Blum took Ferrera up to the QT house to meet Becker, who was building light tables in preparation for the first issue. They shook hands, and Ferrera became a full-time member.

Blum and Ferrera went to political events, shared meals and hung out together. They even carpooled when substitute teaching at Western High School in Georgetown. “He was my closest friend for a year and a half,” Blum said. No one had any idea Ferrera was an undercover CIA operative.

A black and white Quicksilver Times cover featuring Nixon's face with "Honor Amerika" over his eyes and protesters.
Quicksilver Times, July 3–13, 1970. Courtesy Paul Collinge. Image sourced from Independent Press in D.C. and Virginia: An Underground History.

A CIA priority

Undercover infiltration of New Left organizations was tops on the FBI, Secret Service, and CIA to-do lists — even if the CIA had other things on its mind. A $30 million Consolidated Law Enforcement Training Center in Beltsville, Maryland, offered training in undercover investigations, searches and raids, and development of informants. One course, called “Appraisal of Crowds and Mobs,” offered a “terminal objective” of identifying a crowd by size and type and determining “what, if any corrective, neutralizing, offensive or defensive action” would be required to calm it.
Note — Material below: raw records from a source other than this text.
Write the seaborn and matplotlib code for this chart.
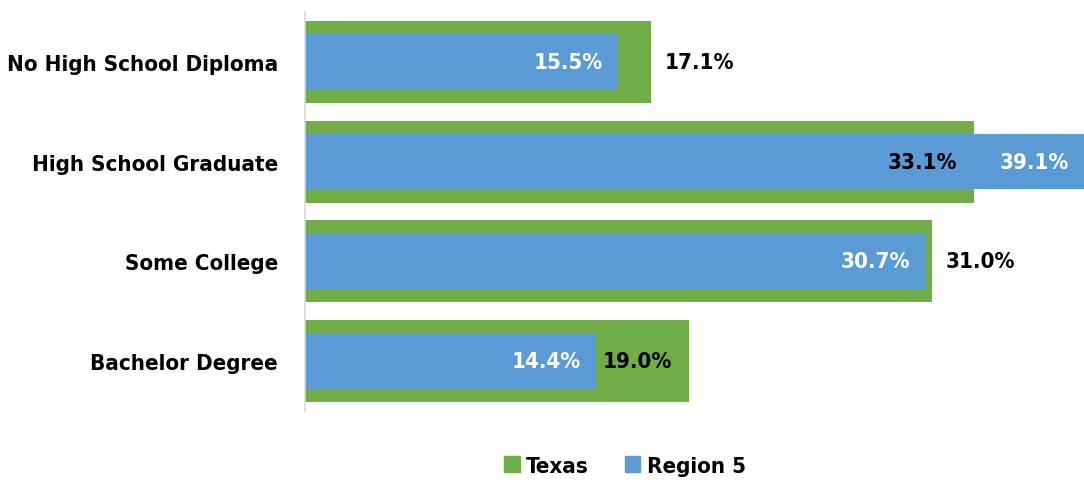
import matplotlib
matplotlib.use("Agg")
import matplotlib.pyplot as plt
import seaborn as sns
import pandas as pd
from matplotlib.patches import Patch

categories = ["No High School Diploma", "High School Graduate", "Some College", "Bachelor Degree"]
texas = [17.1, 33.1, 31.0, 19.0]
region5 = [15.5, 39.1, 30.7, 14.4]

# where the Texas labels sit relative to the green bar end
texas_label_pos = ["outside", "inside", "outside", "inside"]

green = "#70AD47"
blue = "#5B9BD5"

sns.set_theme(style="white")
plt.rcParams["font.family"] = ["DejaVu Sans"]
plt.rcParams["font.stretch"] = "condensed"
plt.rcParams["font.weight"] = "bold"

df = pd.DataFrame({"cat": categories, "Texas": texas, "Region 5": region5})

fig = plt.figure(figsize=(10.84, 4.81), dpi=100)
ax = fig.add_axes([305 / 1084, 69 / 481, 779 / 1084, 399 / 481])

sns.barplot(data=df, x="Texas", y="cat", color=green, width=0.82, saturation=1,
            linewidth=0, ax=ax)
sns.barplot(data=df, x="Region 5", y="cat", color=blue, width=0.55, saturation=1,
            linewidth=0, ax=ax)

xmax = 38.54
ax.set_xlim(0, xmax)
ax.set_ylim(3.5, -0.5)

fs = 16
for i, (t, r) in enumerate(zip(texas, region5)):
    rx = min(r, xmax) - 0.75
    ax.text(rx, i, f"{r:.1f}%", ha="right", va="center", color="white",
            fontsize=fs, fontweight="bold")
    if texas_label_pos[i] == "outside":
        ax.text(t + 0.7, i, f"{t:.1f}%", ha="left", va="center", color="black",
                fontsize=fs, fontweight="bold")
    else:
        ax.text(t - 0.84, i, f"{t:.1f}%", ha="right", va="center", color="black",
                fontsize=fs, fontweight="bold")

ax.set_xlabel("")
ax.set_ylabel("")
ax.set_xticks([])
for s in ["top", "right", "bottom"]:
    ax.spines[s].set_visible(False)
ax.spines["left"].set_color("#d9d9d9")
ax.spines["left"].set_linewidth(1.2)

ax.tick_params(axis="y", which="major", length=0, pad=19.5, labelsize=fs)
ax.set_yticks([-0.5, 0.5, 1.5, 2.5, 3.5], minor=True)
ax.tick_params(axis="y", which="minor", length=6, color="#d9d9d9", width=1.2)
for lab in ax.get_yticklabels():
    lab.set_fontweight("bold")
    lab.set_color("black")

handles = [Patch(color=green, label="Texas"), Patch(color=blue, label="Region 5")]
leg = fig.legend(handles=handles, loc="center", bbox_to_anchor=(625 / 1084, 1 - 467 / 481),
                 ncol=2, frameon=False, prop={"size": fs, "weight": "bold"},
                 handlelength=0.7, handleheight=0.7, handletextpad=0.3, columnspacing=1.6)
for txt in leg.get_texts():
    txt.set_color("black")

fig.savefig("out.png", dpi=100)
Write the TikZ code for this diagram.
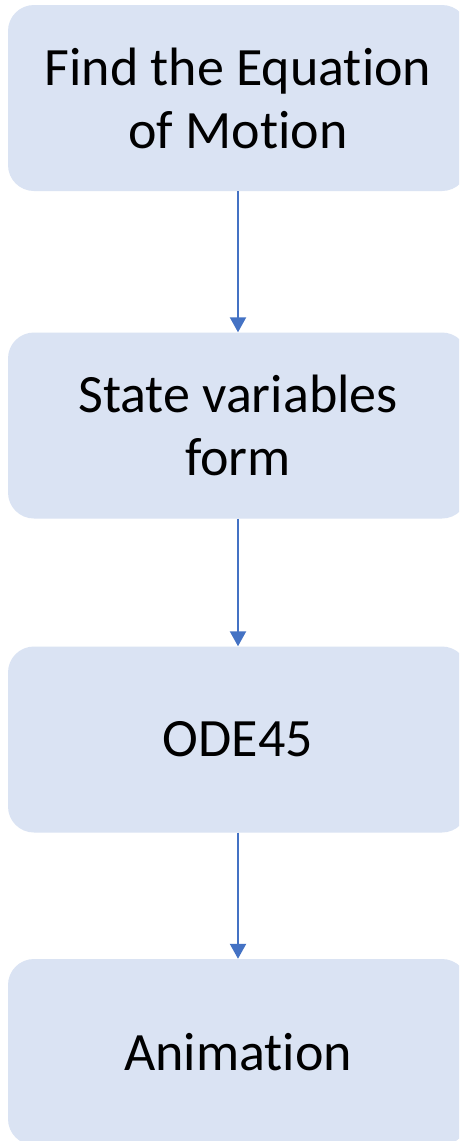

As a result, infiltration of the New Left became pervasive; of the forty substantive witnesses for the prosecution of the Chicago 7 (accused of trying to start a riot at the 1968 Democratic convention in Chicago), thirty-four were undercover agents. Writer Kirk Sales, in his 1973 book SDS, reported that, in 1969, there were two thousand full-time agents working undercover in the New Left. And according to police authorities quoted in the December 1970 issue of Ramparts magazine, 90 percent of all intelligence gathered on the New Left movement was the work of infiltrators and informants.

Much of Ferrera’s espionage work still remains classified, but it is known through declassified FBI documents and books by Angus Mackenzie and Philip Agee that he also spied on former Republican Karl Hess (who headed that party’s platform committee in 1960 and 1964 for Barry Goldwater) and Youth International Party (yippie) leaders Jerry Rubin and Abbie Hoffman. Ferrera made friends with the Chicago 7 defendants and interviewed their lawyers, William Kunstler and Leonard Wingless, providing the CIA with critical intelligence about their trial tactics. Ferrera’s “hip” looks, demeanor and cover as a reporter admitted him inside many antiwar strategy planning sessions.

The spy’s QT cover story

Some QT collective members harbored suspicions of Sal’s lifestyle—he had the latest camera equipment and more money than he should have, but no one pegged him as a plant. “I remember Sal well,” said former member Bob Sumner in 2014. “He was around at least since the move to the new 17th and R collective house.”

“He credited his having the very latest in expensive camera equipment to a trust fund,” said former collective member Stan Flouride in 2014.

“I knew Sal Ferrera, but I don’t know which faces in the office were the FBI,” wrote Susan Tichy, who was not a collective member but just hung out. “In the pre-paranoid days, anyone who happened to be there when a meeting happened was invited to take part.”